What this task involves: Look through the material below. Copy each line that contains the string "code".

•••••

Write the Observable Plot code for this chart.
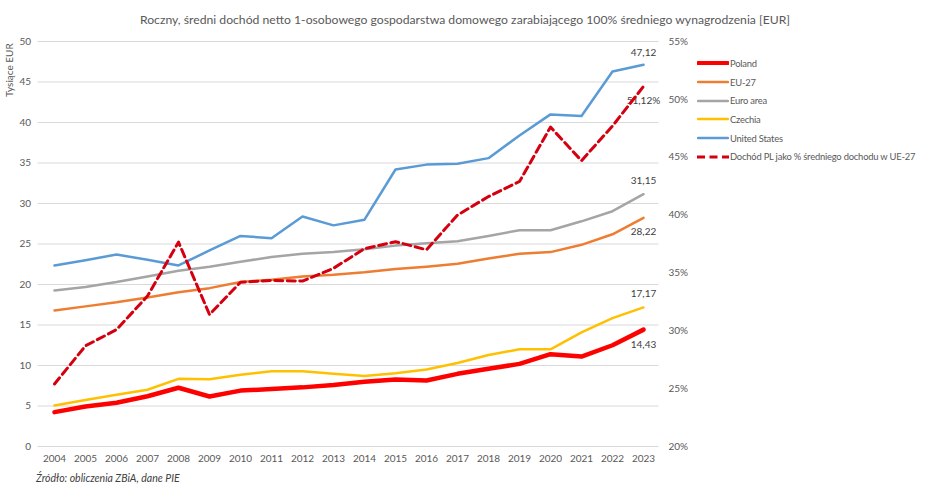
<!DOCTYPE html>
<html>
<head>
<meta charset="utf-8">
<script src="https://cdn.jsdelivr.net/npm/d3@7"></script>
<script src="https://cdn.jsdelivr.net/npm/@observablehq/plot@0.6"></script>
<style>
  html, body { margin: 0; padding: 0; background: #fff; }
  body { width: 948px; height: 499px; overflow: hidden; font-family: Lato, "Liberation Sans", sans-serif; }
  #wrap { position: relative; width: 948px; height: 499px; }
  #chart { position: absolute; left: 0; top: 0; }
  #title { position: absolute; left: 0; width: 930px; top: 12px; text-align: center; font-size: 12.2px; color: #595959; white-space: nowrap; }
  #ylab { position: absolute; left: 9px; top: 45px; transform-origin: 0 0; transform: translate(-6px, 52px) rotate(-90deg); font-size: 10px; color: #595959; white-space: nowrap; }
  #caption { position: absolute; left: 36px; top: 472px; font-size: 10.5px; font-style: italic; color: #404040; white-space: nowrap; }
  #legend { position: absolute; left: 697px; top: 54px; font-size: 9.4px; letter-spacing: -0.2px; color: #595959; }
  .row { height: 18.7px; display: flex; align-items: center; white-space: nowrap; }
  .row svg { margin-right: 1px; }
</style>
</head>
<body>
<div id="wrap">
  <div id="chart"></div>
  <div id="title">Roczny, średni dochód netto 1-osobowego gospodarstwa domowego zarabiającego 100% średniego wynagrodzenia [EUR]</div>
  <div id="ylab">Tysiące EUR</div>
  <div id="legend"></div>
  <div id="caption">Źródło: obliczenia ZBiA, dane PIE</div>
</div>
<script>
const years = [2004, 2005, 2006, 2007, 2008, 2009, 2010, 2011, 2012, 2013, 2014, 2015, 2016, 2017, 2018, 2019, 2020, 2021, 2022, 2023];
const poland = [4.24, 4.94, 5.40, 6.20, 7.25, 6.17, 6.90, 7.10, 7.30, 7.60, 8.00, 8.27, 8.15, 8.97, 9.60, 10.20, 11.40, 11.10, 12.50, 14.43];
const eu27 = [16.80, 17.30, 17.80, 18.40, 19.05, 19.55, 20.30, 20.60, 21.00, 21.20, 21.50, 21.90, 22.20, 22.55, 23.20, 23.80, 24.00, 24.90, 26.20, 28.22];
const euroArea = [19.26, 19.70, 20.30, 21.00, 21.70, 22.20, 22.80, 23.40, 23.80, 24.00, 24.35, 24.80, 25.10, 25.35, 26.00, 26.70, 26.70, 27.80, 29.05, 31.15];
const czechia = [5.06, 5.75, 6.40, 7.00, 8.35, 8.30, 8.85, 9.30, 9.30, 8.97, 8.70, 9.05, 9.50, 10.30, 11.30, 12.00, 12.00, 14.10, 15.85, 17.17];
const unitedStates = [22.35, 23.00, 23.70, 23.05, 22.35, 24.20, 26.00, 25.70, 28.40, 27.30, 28.00, 34.20, 34.80, 34.90, 35.60, 38.40, 41.00, 40.80, 46.30, 47.12];
const plShare = [25.4, 28.7, 30.1, 33.0, 37.66, 31.4, 34.2, 34.35, 34.3, 35.4, 37.1, 37.7, 37.0, 40.0, 41.6, 42.9, 47.6, 44.7, 47.7, 51.12];
const leftTicks = [0, 5, 10, 15, 20, 25, 30, 35, 40, 45, 50];
const rightTicks = [20, 25, 30, 35, 40, 45, 50, 55];

const series = [
  {name: "Poland", values: poland, color: "#ff0000", width: 4.5, dash: null},
  {name: "EU-27", values: eu27, color: "#ed7d31", width: 2.5, dash: null},
  {name: "Euro area", values: euroArea, color: "#a5a5a5", width: 2.5, dash: null},
  {name: "Czechia", values: czechia, color: "#ffc000", width: 2.5, dash: null},
  {name: "United States", values: unitedStates, color: "#5b9bd5", width: 2.5, dash: null}
];
const shareSeries = {name: "Dochód PL jako % średniego dochodu w UE-27", values: plShare, color: "#d40010", width: 3, dash: "8,4.5"};

// secondary axis (20%..55%) mapped onto primary axis (0..50)
const toLeft = p => (p - 20) * 50 / 35;
const fromLeft = v => v * 35 / 50 + 20;
const fmt = v => v.toFixed(2).replace(".", ",");

const rows = s => years.map((y, i) => ({year: y, value: s.values[i]}));
const shareRows = years.map((y, i) => ({year: y, value: toLeft(plShare[i])}));

const last = arr => arr[arr.length - 1];
const lastYear = last(years);

const labels = [
  {v: last(unitedStates), t: fmt(last(unitedStates)), dy: -12},
  {v: last(euroArea), t: fmt(last(euroArea)), dy: -13},
  {v: last(eu27), t: fmt(last(eu27)), dy: 14},
  {v: last(czechia), t: fmt(last(czechia)), dy: -14},
  {v: last(poland), t: fmt(last(poland)), dy: 15},
  {v: toLeft(last(plShare)), t: fmt(last(plShare)) + "%", dy: 14}
];

const fontFamily = "Lato, 'Liberation Sans', sans-serif";

const chart = Plot.plot({
  width: 948,
  height: 499,
  marginLeft: 37.5,
  marginRight: 289.5,
  marginTop: 41,
  marginBottom: 53,
  style: {fontFamily, fontSize: "10px", color: "#595959", background: "transparent", overflow: "visible"},
  x: {type: "point", domain: years, padding: 0.5},
  y: {domain: [0, 50]},
  marks: [
    Plot.ruleY(leftTicks, {stroke: "#d9d9d9", strokeWidth: 1}),
    Plot.axisX(years, {tickSize: 0, tickPadding: 8, tickFormat: d => String(d), label: null, fill: "#595959"}),
    Plot.axisY(leftTicks, {anchor: "left", tickSize: 0, tickPadding: 7, label: null, fill: "#595959"}),
    Plot.axisY(rightTicks.map(toLeft), {anchor: "right", tickSize: 0, tickPadding: 9.5, label: null, fill: "#595959",
      tickFormat: v => Math.round(fromLeft(v)) + "%"}),
    ...series.map(s => Plot.line(rows(s), {x: "year", y: "value", stroke: s.color, strokeWidth: s.width,
      strokeLinejoin: "round", strokeLinecap: "round"})),
    ...labels.map(l => Plot.text([l], {x: () => lastYear, y: "v", text: "t", dy: l.dy, fill: "#404040", fontSize: 10})),
    Plot.line(shareRows, {x: "year", y: "value", stroke: shareSeries.color, strokeWidth: shareSeries.width,
      strokeDasharray: shareSeries.dash, strokeLinejoin: "round"})
  ]
});
document.getElementById("chart").appendChild(chart);

const legend = document.getElementById("legend");
[...series, shareSeries].forEach(s => {
  const row = document.createElement("div");
  row.className = "row";
  const dash = s.dash ? `stroke-dasharray="8,4.5"` : "";
  row.innerHTML = `<svg width="32" height="8"><line x1="${s.dash ? 0 : 1}" x2="${s.dash ? 32 : 31}" y1="4" y2="4" stroke="${s.color}" stroke-width="${Math.min(s.width, 4)}" ${dash} stroke-linecap="${s.dash ? "butt" : "round"}"/></svg><span>${s.name}</span>`;
  legend.appendChild(row);
});
</script>
</body>
</html>
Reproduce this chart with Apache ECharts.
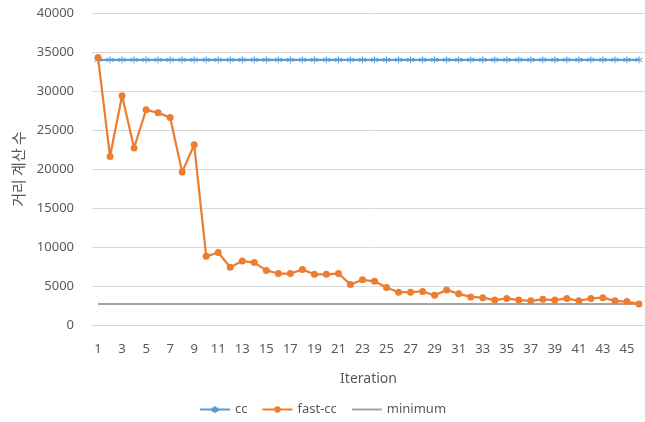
<!DOCTYPE html>
<html>
<head>
<meta charset="utf-8">
<script src="https://cdn.jsdelivr.net/npm/echarts@6/dist/echarts.min.js"></script>
<style>
  html, body { margin: 0; padding: 0; background: #fff; }
  #chart { width: 645px; height: 422px; }
</style>
</head>
<body>
<div id="chart"></div>
<script>
// Iterations 1..46
const iterations = Array.from({ length: 46 }, (_, i) => String(i + 1));

// Distance computations per iteration
const ccValues = [
  34000, 34000, 34000, 34000, 34000, 34000, 34000, 34000, 34000, 34000,
  34000, 34000, 34000, 34000, 34000, 34000, 34000, 34000, 34000, 34000,
  34000, 34000, 34000, 34000, 34000, 34000, 34000, 34000, 34000, 34000,
  34000, 34000, 34000, 34000, 34000, 34000, 34000, 34000, 34000, 34000,
  34000, 34000, 34000, 34000, 34000, 34000
];
const fastCcValues = [
  34300, 21600, 29400, 22700, 27600, 27200, 26600, 19600, 23100, 8800,
  9300, 7400, 8200, 8000, 7000, 6600, 6600, 7100, 6500, 6500,
  6600, 5200, 5800, 5600, 4800, 4200, 4200, 4300, 3800, 4500,
  4000, 3600, 3500, 3200, 3400, 3200, 3100, 3300, 3200, 3400,
  3100, 3400, 3500, 3100, 3000, 2700
];
const minimumValues = [
  2700, 2700, 2700, 2700, 2700, 2700, 2700, 2700, 2700, 2700,
  2700, 2700, 2700, 2700, 2700, 2700, 2700, 2700, 2700, 2700,
  2700, 2700, 2700, 2700, 2700, 2700, 2700, 2700, 2700, 2700,
  2700, 2700, 2700, 2700, 2700, 2700, 2700, 2700, 2700, 2700,
  2700, 2700, 2700, 2700, 2700, 2700
];

const yMin = 0, yMax = 40000, yStep = 5000;

const textColor = '#595959';
const fontFamily = '"Noto Sans", "Noto Sans CJK KR", sans-serif';
const asterisk = 'path://M0,-5L0,5M-4.33,-2.5L4.33,2.5M-4.33,2.5L4.33,-2.5';

const chart = echarts.init(document.getElementById('chart'));
chart.setOption({
  animation: false,
  backgroundColor: '#fff',
  textStyle: { fontFamily: fontFamily, color: textColor },
  grid: { left: 92, right: 0, top: 13, bottom: 97, containLabel: false },
  legend: {
    bottom: 1,
    left: 'center',
    itemWidth: 30,
    itemHeight: 8,
    itemGap: 14,
    textStyle: { color: textColor, fontSize: 13, fontFamily: fontFamily },
    data: [
      'cc',
      'fast-cc',
      { name: 'minimum', itemStyle: { opacity: 0 } }
    ]
  },
  xAxis: {
    type: 'category',
    data: iterations,
    boundaryGap: true,
    name: 'Iteration',
    nameLocation: 'middle',
    nameGap: 47,
    nameTextStyle: { color: textColor, fontSize: 14, fontFamily: fontFamily },
    axisLine: { lineStyle: { color: '#D9D9D9' } },
    axisTick: { show: false },
    axisLabel: { interval: 1, color: textColor, fontSize: 13, margin: 18 }
  },
  yAxis: {
    type: 'value',
    min: yMin,
    max: yMax,
    interval: yStep,
    name: '거리 계산 수',
    nameLocation: 'middle',
    nameGap: 66,
    nameRotate: 90,
    nameTextStyle: { color: textColor, fontSize: 15, fontFamily: '"Noto Sans CJK KR", sans-serif' },
    axisLine: { show: false },
    axisTick: { show: false },
    axisLabel: { color: textColor, fontSize: 13, margin: 18, formatter: v => String(v) },
    splitLine: { lineStyle: { color: '#D9D9D9', width: 1 } }
  },
  series: [
    {
      name: 'cc',
      type: 'line',
      data: ccValues,
      symbol: asterisk,
      symbolSize: 7,
      lineStyle: { color: '#5B9BD5', width: 2.25 },
      itemStyle: { color: '#5B9BD5', borderColor: '#5B9BD5', borderWidth: 1 },
      z: 2
    },
    {
      name: 'fast-cc',
      type: 'line',
      data: fastCcValues,
      symbol: 'circle',
      symbolSize: 7,
      lineStyle: { color: '#ED7D31', width: 2.25 },
      itemStyle: { color: '#ED7D31' },
      z: 4
    },
    {
      name: 'minimum',
      type: 'line',
      data: minimumValues,
      symbol: 'none',
      lineStyle: { color: '#A5A5A5', width: 2 },
      itemStyle: { color: '#A5A5A5' },
      z: 3
    }
  ]
});
</script>
</body>
</html>
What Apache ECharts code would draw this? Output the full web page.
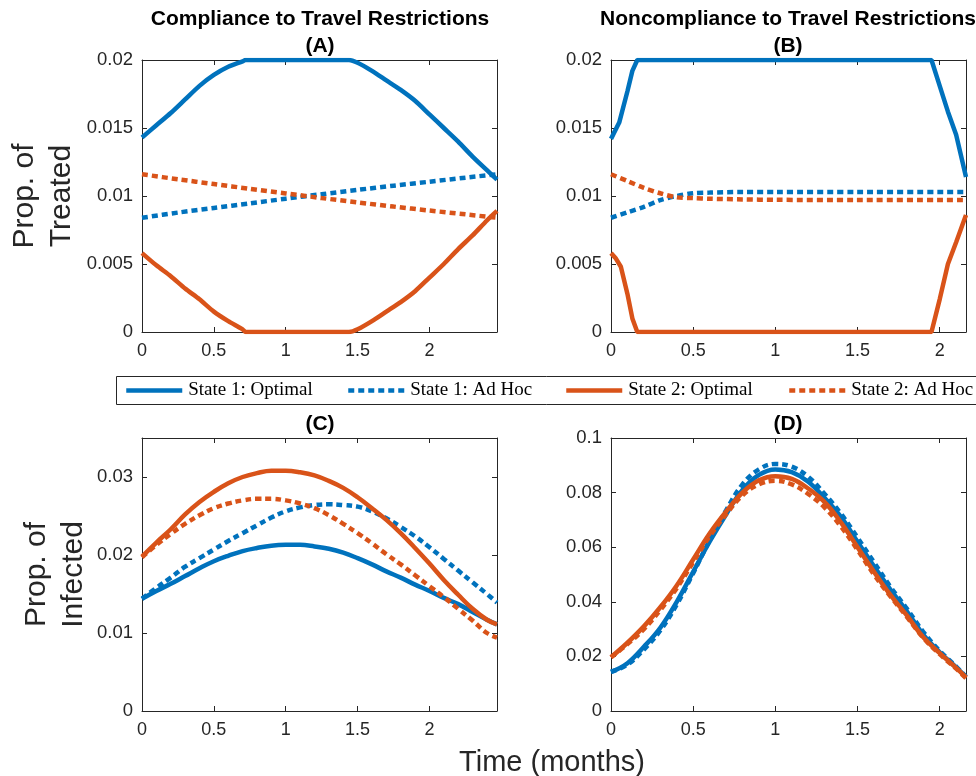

•••••

Expected answer:
Write the Observable Plot code for this chart.
What Apache ECharts code would draw this? Output the full web page.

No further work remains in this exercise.